Copy, character for character, the lines running from the one with "Emit a component" to the one with "import * as", ends included. Leave out every other line.

# start of Extracted records

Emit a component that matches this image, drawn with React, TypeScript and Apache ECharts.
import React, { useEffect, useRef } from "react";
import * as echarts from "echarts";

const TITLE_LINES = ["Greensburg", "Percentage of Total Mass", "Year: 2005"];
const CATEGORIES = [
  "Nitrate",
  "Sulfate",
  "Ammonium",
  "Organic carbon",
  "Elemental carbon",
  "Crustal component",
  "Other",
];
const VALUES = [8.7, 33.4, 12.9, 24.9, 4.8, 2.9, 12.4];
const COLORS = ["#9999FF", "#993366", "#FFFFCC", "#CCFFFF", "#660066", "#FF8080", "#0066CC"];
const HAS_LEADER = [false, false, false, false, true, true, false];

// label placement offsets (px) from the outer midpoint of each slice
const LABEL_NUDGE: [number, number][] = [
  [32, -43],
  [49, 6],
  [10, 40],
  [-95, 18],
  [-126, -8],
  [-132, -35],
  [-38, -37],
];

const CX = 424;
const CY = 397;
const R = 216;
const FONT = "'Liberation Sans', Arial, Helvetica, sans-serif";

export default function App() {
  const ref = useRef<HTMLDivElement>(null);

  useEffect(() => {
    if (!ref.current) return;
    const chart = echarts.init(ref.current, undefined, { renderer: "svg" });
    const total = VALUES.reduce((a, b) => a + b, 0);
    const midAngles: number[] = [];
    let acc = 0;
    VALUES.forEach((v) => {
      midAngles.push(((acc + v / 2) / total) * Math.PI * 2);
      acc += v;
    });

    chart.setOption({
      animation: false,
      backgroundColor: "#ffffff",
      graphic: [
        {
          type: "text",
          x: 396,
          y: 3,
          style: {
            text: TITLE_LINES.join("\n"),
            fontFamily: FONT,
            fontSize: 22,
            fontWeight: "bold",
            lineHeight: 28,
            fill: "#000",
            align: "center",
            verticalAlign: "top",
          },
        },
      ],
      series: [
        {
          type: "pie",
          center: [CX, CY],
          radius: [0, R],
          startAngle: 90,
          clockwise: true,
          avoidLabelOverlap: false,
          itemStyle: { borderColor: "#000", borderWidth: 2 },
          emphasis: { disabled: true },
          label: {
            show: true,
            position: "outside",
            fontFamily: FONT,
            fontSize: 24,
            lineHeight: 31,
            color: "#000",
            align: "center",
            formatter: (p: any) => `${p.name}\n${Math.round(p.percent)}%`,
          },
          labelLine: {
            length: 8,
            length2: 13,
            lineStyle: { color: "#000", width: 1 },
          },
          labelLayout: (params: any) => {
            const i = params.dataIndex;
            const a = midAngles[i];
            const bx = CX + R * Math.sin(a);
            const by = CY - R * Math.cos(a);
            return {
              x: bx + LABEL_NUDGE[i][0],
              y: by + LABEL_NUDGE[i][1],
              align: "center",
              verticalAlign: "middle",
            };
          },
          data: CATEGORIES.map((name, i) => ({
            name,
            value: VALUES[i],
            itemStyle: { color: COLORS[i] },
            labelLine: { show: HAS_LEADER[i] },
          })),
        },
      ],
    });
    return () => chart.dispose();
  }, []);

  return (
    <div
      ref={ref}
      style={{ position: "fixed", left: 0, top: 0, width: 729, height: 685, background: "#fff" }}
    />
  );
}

# end of Extracted records
# start of Extracted records

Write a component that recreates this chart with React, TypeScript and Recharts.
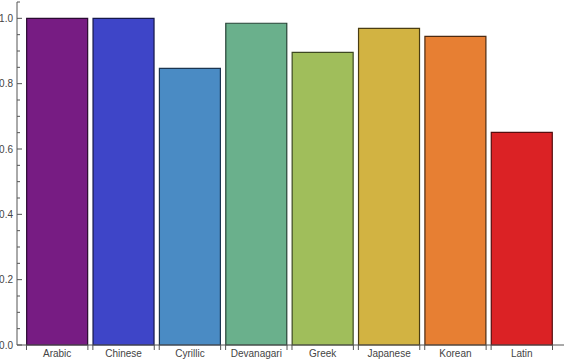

# end of Extracted records

Correct response.
Emit a component that matches this image, drawn with React, TypeScript and Apache ECharts.
import React, { useEffect, useRef } from "react";
import * as echarts from "echarts";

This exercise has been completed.